3. The Walls Come Down... but it takes time to adjust

My husband and I waited for marriage to be intimate. It was difficult but we made that promise to one another and we stuck to it. So as the wedding night approached I was ecstatic. I couldn't wait to let all the walls come down and to have all the freedom that comes with marriage. I thought for sure that it would be like a switch that gets flipped and then we would be on this whole new level and it would just be amazing and perfect.
Well is was amazing and perfect in a sense...but just because we waited doesn't mean I would all the sudden come out of a cage as a crazy sexual tiger. Good love making takes time, and it takes two people who are committed to one another through marriage to work together in getting to know one another to make great sex. But the great part about all of this is that we get to practice and get better together, and we get to share this fun adventure together.

4. Our Vows Became Real
As our wedding day is over 30 days behind us and are now in our own little place and have a busy schedule I've realized that we still have to make our vows important.
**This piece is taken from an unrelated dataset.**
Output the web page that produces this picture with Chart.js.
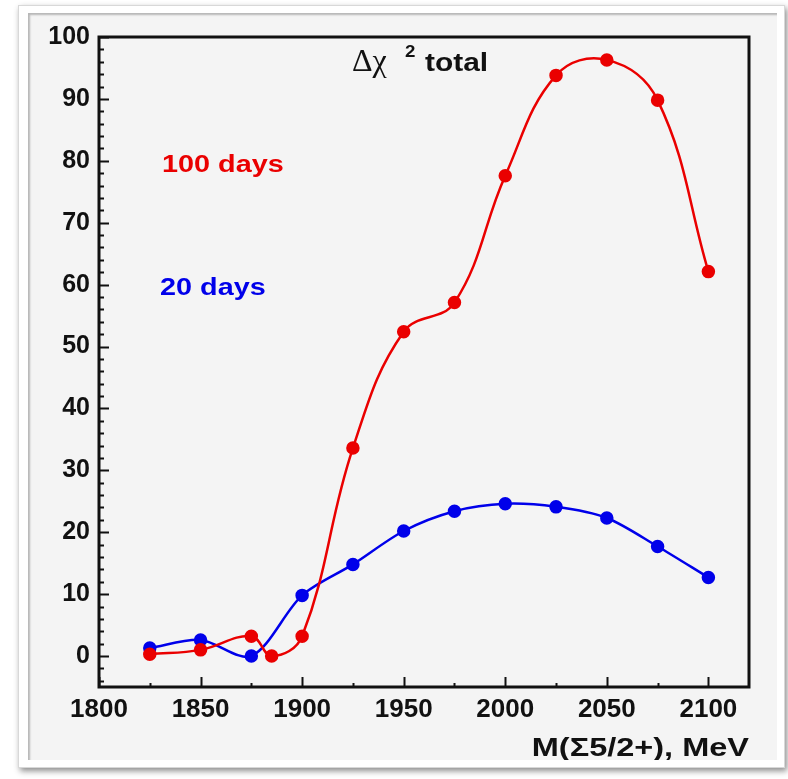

We have experienced a few difficult days already and there are still many to come. But we said "until death do us part" and we meant it. So we have to make a conscious effort to keep adding meaning to those words. I don't want our vows to become a memory but I want them to be active and alive in our day to day functioning of our marriage. I want to love him in sickness and in health, when we poor just as when we are rich, and to honor and uphold him through the hard times. But to do so, I must be intentional about it. Just like your faith, your marriage will suffer if you become complacent about it. I am still coming down from the hype of honeymoon, but I am learning to be persistent in keeping my marriage alive and thriving through the many, many years ahead of us.